I intend to sue you for the damages.

Re: Jesinoski v. Countrywide Home Loans, Inc.

Posted: Mon Nov 07, 2016 6:01 pm
by fortinbras
The vapor money argument is distinct from the wet ink argument; they can be made separately and while the vapor money argument was never valid there was a time when the wet ink argument had some merit.

The vapor money argument is that, in lending the money, the bank or mortgage company did not put actual currency into the borrower's hands but instead credited his account with the equivalent amount of money, which he could withdraw as currency or (more likely) use to write a check for the house/car purchase he wished to make. The borrower now claims that the lender did not actually part with currency but that creating a deposit in his account by computer entry the borrower gave no consideration (despite the fact that, when the borrower made his intended purchase, the lender had to convey that money). Clearly this argument is bogus and has never worked.

The wet ink argument grew out of the bundling and reselling of debt instruments among various financial and credit institutions, especially in the last 20 years. There were several instances of the same debts being dunned by two or more companies as a result of sloppy record keeping, in which, somehow, the documents were inappropriately copied and then sold in different bundles. Borrowers felt justified in demanding to go only with the creditor-plaintiff who could produce the original debt instrument that they had actually signed.
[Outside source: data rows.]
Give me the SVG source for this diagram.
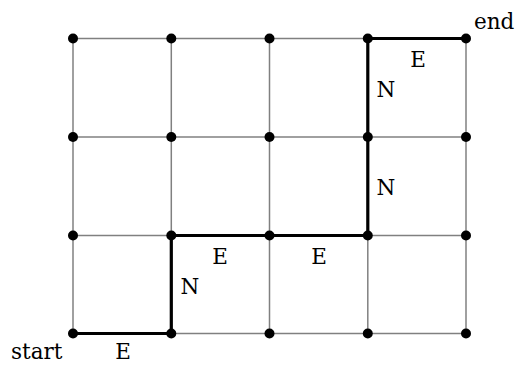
<svg xmlns="http://www.w3.org/2000/svg" width="520" height="365" viewBox="0 0 520 365">
<style>
.grid{stroke:#808080;stroke-width:1.5;fill:none}
.path{stroke:#000;stroke-width:3.2;fill:none;stroke-linejoin:miter}
.dot{fill:#000}
text{font-family:"DejaVu Serif","Liberation Serif",serif;font-size:21.5px;fill:#000}
</style>
<rect width="520" height="365" fill="#fff"/>
<g id="connectors">
<g class="grid">
<line x1="73" y1="38.5" x2="466" y2="38.5"/>
<line x1="73" y1="137" x2="466" y2="137"/>
<line x1="73" y1="235.5" x2="466" y2="235.5"/>
<line x1="73" y1="333.5" x2="466" y2="333.5"/>
<line x1="73" y1="38.5" x2="73" y2="333.5"/>
<line x1="171.3" y1="38.5" x2="171.3" y2="333.5"/>
<line x1="269.5" y1="38.5" x2="269.5" y2="333.5"/>
<line x1="367.8" y1="38.5" x2="367.8" y2="333.5"/>
<line x1="466" y1="38.5" x2="466" y2="333.5"/>
</g>
<polyline class="path" points="73,333.5 171.3,333.5 171.3,235.5 367.8,235.5 367.8,38.5 466,38.5"/>
</g>
<g id="nodes">
<g id="r0"><circle class="dot" cx="73" cy="38.5" r="5"/><circle class="dot" cx="171.3" cy="38.5" r="5"/><circle class="dot" cx="269.5" cy="38.5" r="5"/><circle class="dot" cx="367.8" cy="38.5" r="5"/><circle class="dot" cx="466" cy="38.5" r="5"/></g>
<g id="r1"><circle class="dot" cx="73" cy="137" r="5"/><circle class="dot" cx="171.3" cy="137" r="5"/><circle class="dot" cx="269.5" cy="137" r="5"/><circle class="dot" cx="367.8" cy="137" r="5"/><circle class="dot" cx="466" cy="137" r="5"/></g>
<g id="r2"><circle class="dot" cx="73" cy="235.5" r="5"/><circle class="dot" cx="171.3" cy="235.5" r="5"/><circle class="dot" cx="269.5" cy="235.5" r="5"/><circle class="dot" cx="367.8" cy="235.5" r="5"/><circle class="dot" cx="466" cy="235.5" r="5"/></g>
<g id="r3"><circle class="dot" cx="73" cy="333.5" r="5"/><circle class="dot" cx="171.3" cy="333.5" r="5"/><circle class="dot" cx="269.5" cy="333.5" r="5"/><circle class="dot" cx="367.8" cy="333.5" r="5"/><circle class="dot" cx="466" cy="333.5" r="5"/></g>
</g>
<g id="labels">
<text x="11" y="359">start</text>
<text x="123" y="359" text-anchor="middle">E</text>
<text x="474" y="29">end</text>
<text x="418" y="67" text-anchor="middle">E</text>
<text x="386" y="97" text-anchor="middle">N</text>
<text x="386" y="195" text-anchor="middle">N</text>
<text x="220" y="264" text-anchor="middle">E</text>
<text x="319" y="264" text-anchor="middle">E</text>
<text x="190" y="294" text-anchor="middle">N</text>
</g>
</svg>
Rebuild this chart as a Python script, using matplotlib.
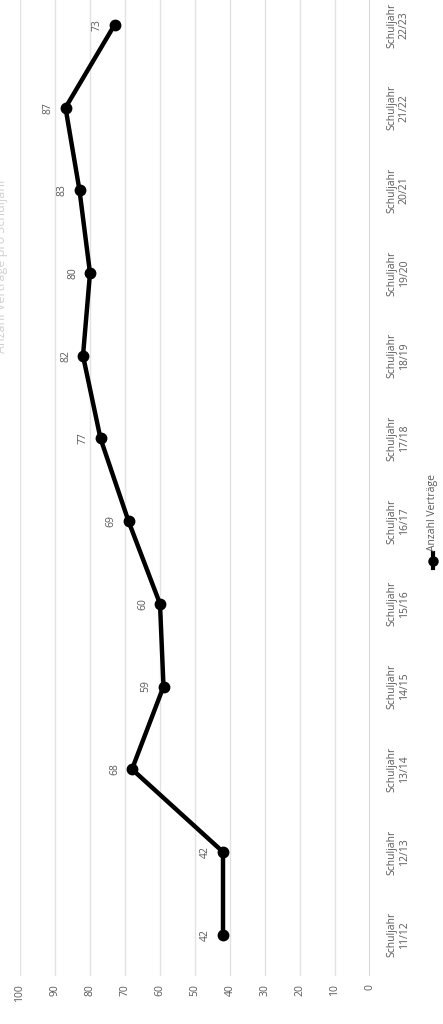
import matplotlib.pyplot as plt
from matplotlib.lines import Line2D

# --- data ---
schuljahre = ["11/12", "12/13", "13/14", "14/15", "15/16", "16/17",
              "17/18", "18/19", "19/20", "20/21", "21/22", "22/23"]
vertraege = [42, 42, 68, 59, 60, 69, 77, 82, 80, 83, 87, 73]
value_ticks = [0, 10, 20, 30, 40, 50, 60, 70, 80, 90, 100]
series_name = "Anzahl Verträge"
title_text = "Anzahl Verträge pro Schuljahr"

plt.rcParams['font.family'] = ['Open Sans', 'DejaVu Sans']
txt_col = "#595959"

W, H = 443, 1024
fig = plt.figure(figsize=(W / 100, H / 100), dpi=100)
fig.patch.set_facecolor("white")

# chart is rotated 90 degrees: values run right->left, categories bottom->top
left_px, right_px = 20, 370
bottom_px, top_px = 976, -16.4
ax = fig.add_axes([left_px / W, 1 - bottom_px / H,
                   (right_px - left_px) / W, (bottom_px - top_px) / H])

idx = list(range(len(schuljahre)))
ax.plot(vertraege, idx, color="black", lw=3.2, marker="o", ms=7.5,
        solid_joinstyle="round", zorder=4, clip_on=False)

# data labels sit on the "high value" side of each point
for v, i in zip(vertraege, idx):
    ax.annotate(str(v), xy=(v, i), xytext=(-12.5, 0), textcoords="offset points",
                rotation=90, ha="center", va="center", fontsize=7.5, color=txt_col)

ax.set_xlim(100, 0)
ax.set_ylim(-0.5, len(schuljahre) - 0.5)
ax.set_xticks(value_ticks)
ax.set_xticklabels([str(t) for t in value_ticks], rotation=90, fontsize=7.5, color=txt_col)
ax.tick_params(axis="x", length=0, pad=6)

ax.yaxis.tick_right()
ax.set_yticks(idx)
ax.set_yticklabels([f"Schuljahr\n{s}" for s in schuljahre], rotation=90,
                   fontsize=7.5, color=txt_col, va="center", ha="left",
                   multialignment="center", linespacing=1.15)
ax.tick_params(axis="y", length=0, pad=12)

ax.grid(axis="x", color="#e3e3e3", lw=1)
ax.axvline(0, color="#cfcfcf", lw=1.2, zorder=1)
for s in ax.spines.values():
    s.set_visible(False)
ax.set_axisbelow(True)

# legend, rotated like the rest
lx = 433 / W
fig.add_artist(Line2D([lx, lx], [1 - 568 / H, 1 - 553 / H], color="black", lw=3))
fig.add_artist(Line2D([lx], [1 - 560.5 / H], color="black", marker="o", ms=6.5))
fig.text(lx, 1 - 551 / H, series_name, rotation=90, ha="center", va="bottom",
         fontsize=7.5, color=txt_col)

# faint, cut-off title at the left edge
fig.text(2 / W, 1 - 265 / H, title_text, rotation=90, ha="center", va="center",
         fontsize=9, color="#d0d0d0")

fig.savefig("out.png", dpi=100)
In practice, however, the original document was unidentifiable or known to have been destroyed and the courts were content to trace the provenance of the debt back through several generations of bundling and reselling to verify the legitimate creditor. Nowadays it appears that this duplication has been eliminated or minimized, and it is sufficient to pay the first creditor who brings an action.

Re: Jesinoski v. Countrywide Home Loans, Inc.

Posted: Thu Nov 10, 2016 5:49 pm
by Jeffrey
I apologize, the quote from Meinhart I used was misleading. I meant that it shows the plaintiff in that case was an OPCA litigant.

The Jesinoski argument which I believe is new is:

Meinhart sued in 2016, asserting a variety of claims: a TILA rescission claim... Meinhart claims he "executed a Right of Rescission Notice June 25, 2016, under 15 U.S.C. ยง1635," and that Nationstar failed to respond within the required 20 days... He seeks a declaratory judgment that the deed of trust was rescinded, a refund of fees paid, interest, fees and monetary relief (damages) between $100,000 and 1,000,000... Meinhart's TILA rescission claim is fatally flawed and it cannot be amended to make it plausible or viable.

In other words, the claim that the Jesinoski decision means that mortgages can be "rescinded" at any time allowing you to get a free house is what seems to be new and something that a ton of people attempted simultaneously.

Re: Jesinoski v. Countrywide Home Loans, Inc.

Posted: Thu Nov 10, 2016 6:03 pm
by Judge Roy Bean
TILA rescision is a reality, but what so many people who jumped on it failed to realize that even if the loan were validly rescinded for TILA violations, the borrower didn't get to keep the house. Everything reset back to a condition as if the loan never existed, i.e., they had to find another loan or another place to live. That was one of the little details the promoters avoided telling their marks.

Re: Jesinoski v. Countrywide Home Loans, Inc.

Posted: Sun Nov 13, 2016 8:19 am
by Jeffrey
Okay I think I found our typhoid mary, Neil Garfield and the livinglies blog: ... escission/ ... -it-wrong/ ... read-this/

He promoted Jesinoski-TILA rescission claims shortly after the SCOTUS decision came out, and one woman who tried TILA Rescission claims cited livinglies as where she got that information.

Re: Jesinoski v. Countrywide Home Loans, Inc.

Posted: Thu Jun 08, 2017 11:45 am
by Amicusman
There have been well over 100 post Jesinoski cases and everyone is a loser, and everyone has Neil Garfield's finger prints all over it.